Gloria Swanson was not only a significant actress, starting with silent films, but also an individual who worked to aid potential scientist refugees fleeing from the Nazis. She also created Multiprises, an inventions and patents company. With her ex-husband, Henri de la Falaise, she helped to guarantee jobs for them, and helped to secure their passage to New York where they were headquartered in Rockefeller Center.

Source: (Classic Movie Hub/colorized).

Swanson’s acting career began with a celebrity crush. She had a crush on an actor, Francis X. Bushman, and when she was 15, her aunt took her to his studio, Essanay Studios in Chicago. Here, she was hired as an extra. After her first walk on, she started getting steady work with the studio and left school to work there full time. In 1915, she co-starred in Sweedie Goes to College with Wallace Beery, who would later become her first husband.

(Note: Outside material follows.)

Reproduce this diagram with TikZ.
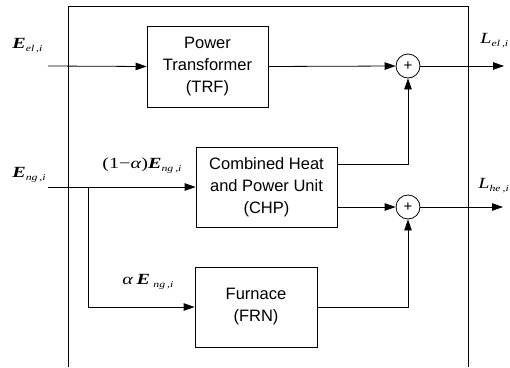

In 1916, she went to California to act in Mack Sennett’s Keystone Studios comedy shorts opposite Bobby Vernon; together they appeared in The Danger Girl (1916), The Sultan’s Wife (1917), and Teddy at the Throttle (1917). Eventually, Famous Players-Lasky approached her to work for Cecil B. DeMille, and Triangle loaned her to DeMille to work on the comedy Don’t Change Your Husband. She then signed a contract with Famous Players-Lasky on December 30, 2018, for $150 per week, which would eventually be raised to $350 per week. Under the new contract, her first film was For Better or Worse. While working with DeMille she made six pictures, including Male and Female (1919), the film in which she posed with a lion.

She Acted In A Sound Short That Predated The Jazz Singer

Source: (Classic Movie Hub).

She also appeared in 10 films directed by Sam Wood, including Beyond the Rocks (1922) with Rudolph Valentino, who had become a star in 1921. In 1925, she appeared in a short by Lee de Forest which used the Phonofilm sound-on-film process which predated the talkies. On June 25, 1925, she turned down a million-dollar-a-year deal contract with Paramount, as well as an offer to make King of Kings with DeMille, opting instead to join the United Artists partnership.